What’s more important is a network of local farmers, where members of the group test new varieties, experiment with nutrient management and novel products, the agronomists said.
Then, share the results of those on-farm trials within the group.
“(You) have to have local data. … What works for us in the (Red River) Valley doesn’t work in Alberta or Saskatchewan,” said Jennifer Sabourin, co-owner of Antara Agronomy in southern Manitoba.
Andre Lacoursiere, who runs 2nd Opinion Consulting in Vulcan, Alta., helps growers in his region with research trials and data sharing.
Farmers in the group will test different canola hybrids and crop varieties and then report their findings at the end of the year.
“We get together and have a really good meal … and everyone makes a mini-presentation on what they saw,” he said.
“Some of the products we’re trying is not just seed.”

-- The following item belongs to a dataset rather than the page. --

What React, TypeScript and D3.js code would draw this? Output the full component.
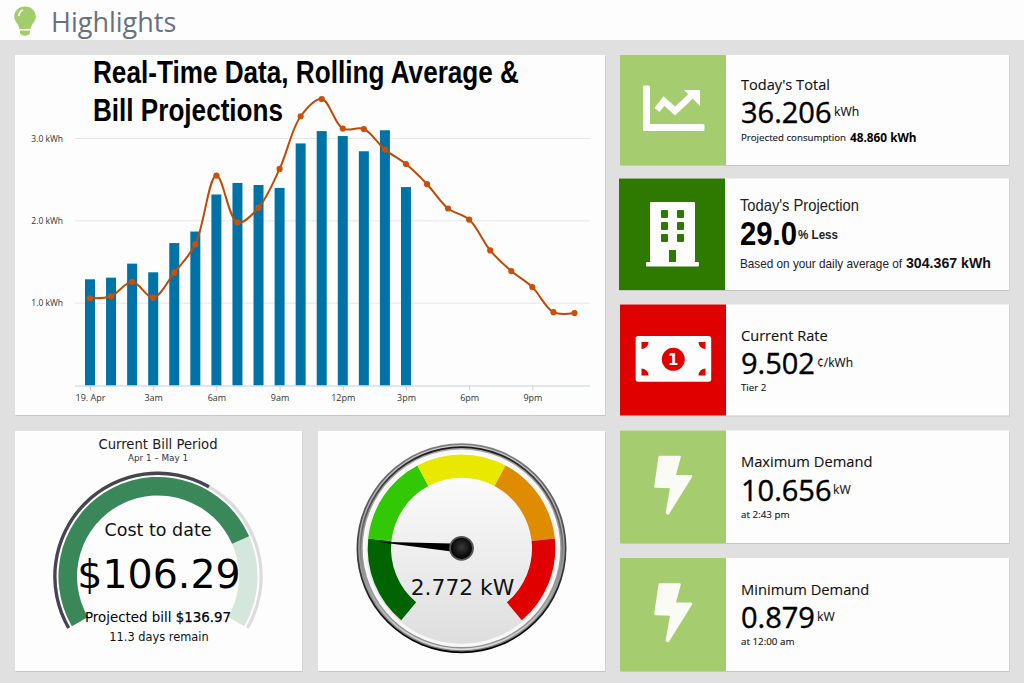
import React, { useEffect, useRef } from "react";
import * as d3 from "d3";

const hours = d3.range(24);
const usage = [1.29, 1.31, 1.48, 1.375, 1.73, 1.87, 2.32, 2.46, 2.435, 2.4, 2.94, 3.09, 3.03, 2.845, 3.1, 2.41];
const rolling = [1.06, 1.084, 1.26, 1.067, 1.37, 1.715, 2.55, 1.98, 2.16, 2.63, 3.27, 3.48, 3.12, 3.115, 2.865, 2.69, 2.445, 2.15, 2.015, 1.64, 1.39, 1.195, 0.89, 0.88];
const yTicks = [1, 2, 3];
const xTicks = [0, 3, 6, 9, 12, 15, 18, 21];
const xLabels = ["19. Apr", "3am", "6am", "9am", "12pm", "3pm", "6pm", "9pm"];

const costToDate = 106.29;
const projectedBill = 136.97;
const daysInPeriod = 30;
const daysRemain = 11.3;

const demandNow = 2.772;
const demandStops = [0, 2.85, 5.7, 8.55, 11.4, 14.25];
const demandColors = ["#006400", "#32c805", "#e8e800", "#e08c00", "#e00000"];

const openSans = "'Open Sans', sans-serif";
const liberation = "'Liberation Sans', Arial, sans-serif";
const dejavu = "'DejaVu Sans', sans-serif";

type Sel = d3.Selection<any, any, any, any>;

const rad = (deg: number) => (deg * Math.PI) / 180;

const label = (g: Sel, s: string, x: number, y: number, size: number, opts: any = {}) => {
    const t = g.append("text")
        .attr("x", x)
        .attr("y", y)
        .attr("font-size", size)
        .attr("font-family", opts.font || openSans)
        .attr("font-weight", opts.weight || 400)
        .attr("fill", opts.fill || "#111")
        .attr("text-anchor", opts.anchor || "start")
        .text(s);
    if (opts.len) t.attr("textLength", opts.len).attr("lengthAdjust", "spacingAndGlyphs");
    if (opts.heavy) t.attr("stroke", opts.fill || "#111").attr("stroke-width", opts.heavy);
    return t;
};

const card = (g: Sel, x: number, y: number, w: number, h: number) => {
    g.append("rect").attr("x", x + 0.5).attr("y", y + 1).attr("width", w).attr("height", h).attr("fill", "#c6c6c6");
    g.append("rect").attr("x", x).attr("y", y).attr("width", w).attr("height", h).attr("fill", "#fdfdfd");
};

const drawHeader = (g: Sel) => {
    g.append("rect").attr("width", 1024).attr("height", 40).attr("fill", "#fdfdfd");
    g.append("path")
        .attr("d", "M25,6.5 C18.5,6.5 14.2,11.2 14.2,16.8 C14.2,22 18.5,23.5 19.5,29 L30.5,29 C31.5,23.5 35.8,22 35.8,16.8 C35.8,11.2 31.5,6.5 25,6.5 Z")
        .attr("fill", "#a2cd6d");
    g.append("path").attr("d", "M20,30.5 H30 V33 Q29,35.8 25,35.8 Q21,35.8 20,33 Z").attr("fill", "#a2cd6d");
    g.append("path").attr("d", "M19,16 Q19,11.5 23,10").attr("fill", "none").attr("stroke", "#f4f8ec").attr("stroke-width", 1.8);
    label(g, "Highlights", 51, 31.5, 27, { fill: "#68727e" });
};

const drawMainChart = (g: Sel) => {
    const x = d3.scaleLinear().domain([0, 23]).range([90, 574.5]);
    const y = d3.scaleLinear().domain([0, 3]).range([385.5, 138.5]);

    card(g, 15, 55, 590, 360);

    g.append("g")
        .selectAll("line")
        .data(yTicks)
        .join("line")
        .attr("x1", 75)
        .attr("x2", 590)
        .attr("y1", d => y(d))
        .attr("y2", d => y(d))
        .attr("stroke", "#e6e6e6");

    const yAxis = g.append("g")
        .attr("transform", "translate(75,0)")
        .call(d3.axisLeft(y).tickValues(yTicks).tickSize(0).tickPadding(12).tickFormat(d => `${d3.format(".1f")(d as number)} kWh`));
    yAxis.select(".domain").remove();
    yAxis.selectAll("text").attr("font-family", openSans).attr("font-size", 8.5).attr("fill", "#333");

    g.append("g")
        .selectAll("rect")
        .data(usage)
        .join("rect")
        .attr("x", (_, i) => x(hours[i]) - 5)
        .attr("y", d => y(d))
        .attr("width", 10)
        .attr("height", d => y(0) - y(d))
        .attr("fill", "#0073a6");

    const xAxis = g.append("g")
        .attr("transform", `translate(0,${y(0)})`)
        .call(d3.axisBottom(x).tickValues(xTicks).tickSize(5).tickPadding(4).tickFormat((_, i) => xLabels[i]));
    xAxis.select(".domain").attr("d", "M75,0.5H590").attr("stroke", "#c0d0e0");
    xAxis.selectAll("line").attr("stroke", "#c0d0e0");
    xAxis.selectAll("text").attr("font-family", openSans).attr("font-size", 9).attr("fill", "#333");

    const line = d3.line<number>()
        .x((_, i) => x(hours[i]))
        .y(d => y(d))
        .curve(d3.curveCatmullRom.alpha(0.5));

    g.append("path")
        .attr("d", line(rolling))
        .attr("fill", "none")
        .attr("stroke", "#c04a05")
        .attr("stroke-width", 2);

    g.append("g")
        .selectAll("circle")
        .data(rolling)
        .join("circle")
        .attr("cx", (_, i) => x(hours[i]))
        .attr("cy", d => y(d))
        .attr("r", 3.1)
        .attr("fill", "#c8500a");

    label(g, "Real-Time Data, Rolling Average &", 93, 83, 31, { font: liberation, weight: 700, fill: "#000", len: 426 });
    label(g, "Bill Projections", 93, 120.5, 31, { font: liberation, weight: 700, fill: "#000", len: 190 });
};

const drawBillGauge = (g: Sel) => {
    card(g, 15, 431, 287, 240);
    const cx = 158;
    const cy = 576.4;
    const angle = d3.scaleLinear().domain([0, 1]).range([-120, 120]);
    const arc = d3.arc<any>();

    const band = g.append("g").attr("transform", `translate(${cx},${cy})`);
    const piece = (inner: number, outer: number, from: number, to: number, fill: string) =>
        band.append("path")
            .attr("d", arc({ innerRadius: inner, outerRadius: outer, startAngle: rad(angle(from)), endAngle: rad(angle(to)) }))
            .attr("fill", fill);

    const spent = costToDate / projectedBill;
    const elapsed = (daysInPeriod - daysRemain) / daysInPeriod;
    piece(101.5, 104.8, 0, 1, "#dcdcde");
    piece(101.5, 104.8, 0, elapsed, "#45454f");
    piece(81, 99.5, 0, 1, "#d5e6dc");
    piece(81, 99.5, 0, spent, "#3a875a");

    label(g, "Current Bill Period", cx, 448.5, 13.2, { font: dejavu, anchor: "middle", fill: "#1a1a2a" });
    label(g, "Apr 1 – May 1", cx, 461, 8.8, { font: dejavu, anchor: "middle", fill: "#33334a" });
    label(g, "Cost to date", cx, 536, 17.5, { font: dejavu, anchor: "middle" });
    label(g, `$${costToDate}`, cx + 1, 588, 39.5, { font: dejavu, anchor: "middle", fill: "#000" });
    const p = label(g, "Projected bill ", cx, 622, 13.4, { font: dejavu, anchor: "middle", fill: "#000" });
    p.append("tspan").attr("stroke", "#000").attr("stroke-width", 0.25).text(`$${projectedBill}`);
    label(g, `${daysRemain} days remain`, cx + 1, 641, 11.4, { font: dejavu, anchor: "middle" });
};

const drawDial = (g: Sel, defs: Sel) => {
    card(g, 318, 431, 287, 240);
    const cx = 461.5;
    const cy = 548.3;

    const vGrad = (id: string, top: string, bottom: string) => {
        const lg = defs.append("linearGradient").attr("id", id).attr("x1", 0).attr("y1", 0).attr("x2", 0).attr("y2", 1);
        lg.append("stop").attr("offset", 0).attr("stop-color", top);
        lg.append("stop").attr("offset", 1).attr("stop-color", bottom);
    };
    vGrad("rimOuter", "#808080", "#000000");
    vGrad("rimMid", "#cccccc", "#7a7a7a");
    vGrad("rimInner", "#1a1a1a", "#dddddd");
    vGrad("rimLast", "#a8a8a8", "#909090");
    vGrad("face", "#ffffff", "#dedede");
    const hub = defs.append("radialGradient").attr("id", "hub").attr("cx", 0.5).attr("cy", 0.45).attr("r", 0.55);
    hub.append("stop").attr("offset", 0).attr("stop-color", "#3a3a3a");
    hub.append("stop").attr("offset", 1).attr("stop-color", "#000");

    const dial = g.append("g").attr("transform", `translate(${cx},${cy})`);
    const ring = (r: number, fill: string) => dial.append("circle").attr("r", r).attr("fill", fill);
    ring(105, "url(#rimOuter)");
    ring(103.3, "url(#rimMid)");
    ring(102, "url(#rimInner)");
    ring(100.2, "url(#rimLast)");
    ring(98.8, "#f8f8f8");
    ring(95.5, "url(#face)");

    const angle = d3.scaleLinear().domain([0, 14.25]).range([-140, 140]);
    const arc = d3.arc<any>();
    dial.append("g")
        .selectAll("path")
        .data(demandColors)
        .join("path")
        .attr("d", (_, i) => arc({ innerRadius: 70.5, outerRadius: 93.8, startAngle: rad(angle(demandStops[i])), endAngle: rad(angle(demandStops[i + 1])) }))
        .attr("fill", d => d);

    dial.append("path")
        .attr("d", "M0,-85 L4.5,0 L-4.5,0 Z")
        .attr("fill", "#000")
        .attr("transform", `rotate(${angle(demandNow)})`);
    ring(12.4, "#555");
    ring(10.6, "url(#hub)");

    label(g, `${demandNow} kW`, cx + 1, 595, 21.8, { font: dejavu, anchor: "middle" });
};

const statCard = (g: Sel, y: number, h: number, color: string, x0 = 620, split = 726) => {
    g.append("rect").attr("x", x0 + 0.5).attr("y", y + 1).attr("width", 1009 - x0).attr("height", h).attr("fill", "#c6c6c6");
    g.append("rect").attr("x", x0).attr("y", y).attr("width", 1009 - x0).attr("height", h).attr("fill", "#fdfdfd");
    g.append("rect").attr("x", x0).attr("y", y).attr("width", split - x0).attr("height", h).attr("fill", color);
};

const bolt = (g: Sel, dy: number) =>
    g.append("path")
        .attr("d", "M659.8,457 L679.5,457 L674.3,476.2 L691,476.2 L667.8,513.5 L667,512.8 L671.5,487 L655.5,486.4 Z")
        .attr("transform", `translate(0,${dy})`)
        .attr("fill", "#fbfbf6")
        .attr("stroke", "#fbfbf6")
        .attr("stroke-width", 2.6)
        .attr("stroke-linejoin", "round");

const drawStats = (g: Sel) => {
    const big = { fill: "#000", heavy: 0.4 };
    const sub = { heavy: 0.12 };

    // today's total
    statCard(g, 55, 110, "#a5cd6f");
    g.append("path").attr("d", "M643,87 Q643,85.5 644.5,85.5 H648.5 Q650,85.5 650,87 V124 H703 Q704.5,124 704.5,125.5 V129.5 Q704.5,131 703,131 H644.5 Q643,131 643,129.5 Z").attr("fill", "#fdfdfd");
    g.append("path").attr("d", "M657,110 L664,101 L675,111 L691,96").attr("fill", "none").attr("stroke", "#fdfdfd").attr("stroke-width", 6.5);
    g.append("path").attr("d", "M684,90 H700 V106 Z").attr("fill", "#fdfdfd");
    label(g, "Today's Total", 741, 89.5, 14.6, sub);
    label(g, "36.206", 741, 122.7, 29, big);
    label(g, "kWh", 834, 116, 12.2, sub);
    label(g, "Projected consumption", 741, 141, 9.7, sub);
    label(g, "48.860 kWh", 850, 141.5, 11.8, { weight: 700, fill: "#000" });

    // today's projection
    statCard(g, 178.5, 111.5, "#2e7a00", 619, 725);
    g.append("rect").attr("x", 650).attr("y", 202).attr("width", 45).attr("height", 60).attr("rx", 1).attr("fill", "#fdfdfd");
    g.append("rect").attr("x", 646).attr("y", 262).attr("width", 53).attr("height", 4.5).attr("rx", 1).attr("fill", "#fdfdfd");
    g.append("g").selectAll("rect")
        .data(d3.cross([661, 677], [210, 222, 234]))
        .join("rect")
        .attr("x", d => d[0])
        .attr("y", d => d[1])
        .attr("width", 7)
        .attr("height", 8)
        .attr("rx", 1)
        .attr("fill", "#2e7a00");
    g.append("rect").attr("x", 669).attr("y", 250).attr("width", 7).attr("height", 12).attr("fill", "#2e7a00");
    label(g, "Today's Projection", 740, 211, 16.5, { font: liberation, fill: "#222", len: 119 });
    label(g, "29.0", 740, 245, 33, { font: liberation, weight: 700, fill: "#000", len: 57 });
    label(g, "% Less", 798, 238.5, 13, { font: liberation, weight: 700, fill: "#222", len: 40 });
    label(g, "Based on your daily average of", 740, 267.5, 13.5, { font: liberation, fill: "#222", len: 162 });
    label(g, "304.367 kWh", 906, 267.5, 15, { font: liberation, weight: 700, fill: "#111", len: 85 });

    // current rate
    statCard(g, 304.5, 111, "#e00000");
    g.append("rect").attr("x", 635.7).attr("y", 336).attr("width", 75.5).attr("height", 45.7).attr("rx", 2.5).attr("fill", "#fdfdfd");
    g.append("circle").attr("cx", 673.3).attr("cy", 359.3).attr("r", 11.5).attr("fill", "#e00000");
    label(g, "1", 673.3, 364.5, 15, { font: dejavu, weight: 700, anchor: "middle", fill: "#fdfdfd" });
    g.append("path")
        .attr("d", "M641.5,342 H648.5 A7,7 0 0 1 641.5,349 Z M705.5,342 H698.5 A7,7 0 0 0 705.5,349 Z M641.5,375.5 H648.5 A7,7 0 0 0 641.5,368.5 Z M705.5,375.5 H698.5 A7,7 0 0 1 705.5,368.5 Z")
        .attr("fill", "#e00000");
    label(g, "Current Rate", 741, 340.7, 14.6, sub);
    label(g, "9.502", 741, 374, 29, big);
    label(g, "¢/kWh", 817, 366.7, 12, sub);
    label(g, "Tier 2", 741, 391, 9.7, sub);

    // maximum demand
    statCard(g, 430.5, 112.5, "#a5cd6f");
    bolt(g, 0);
    label(g, "Maximum Demand", 741, 467.3, 14.7, sub);
    label(g, "10.656", 741, 500.7, 29, big);
    label(g, "kW", 833, 493.5, 12.2, sub);
    label(g, "at 2:43 pm", 741, 517.7, 9.8, sub);

    // minimum demand
    statCard(g, 558, 113, "#a5cd6f");
    bolt(g, 127.5);
    label(g, "Minimum Demand", 741, 595, 14.7, sub);
    label(g, "0.879", 741, 628, 29, big);
    label(g, "kW", 817, 621, 12.2, sub);
    label(g, "at 12:00 am", 741, 645, 9.8, sub);
};

export default function App() {
    const ref = useRef<SVGSVGElement>(null);

    useEffect(() => {
        const svg = d3.select(ref.current);
        svg.selectAll("*").remove();
        const defs = svg.append("defs");
        svg.append("rect").attr("width", 1024).attr("height", 683).attr("fill", "#e0e0e0");
        drawHeader(svg);
        drawMainChart(svg);
        drawBillGauge(svg);
        drawDial(svg, defs);
        drawStats(svg);
    }, []);

    return <svg ref={ref} width={1024} height={683} style={{ position: "absolute", left: 0, top: 0 }} />;
}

At the CanolaWeek event, the agronomists were asked if there’s something new that canola growers could try to increase profitability.
The answer from all four on stage was similar — there are no easy buttons in agriculture, no product or practice that will increase canola yields by 10 bushels.
“If we’re going for moonshots all the time … we’re missing the small incremental improvements we need,” Palmier said.
What canola growers should be seeking are three or four additional bu., without adding costs.
“When we’re doing trials, we’re not looking for that (easy button). … We’re looking for the $30 to $50 per acre of additional profit margin,” he said.
Bigger picture, canola growers and most farmers across the Prairies want answers to the same questions: Does practice X “pencil out?” Does product Y “pencil out?”
On-farm research and local networks can help answer those questions for multiple practices and products, Sabourin said.
“Let’s figure out what makes farmers the most money in their area.”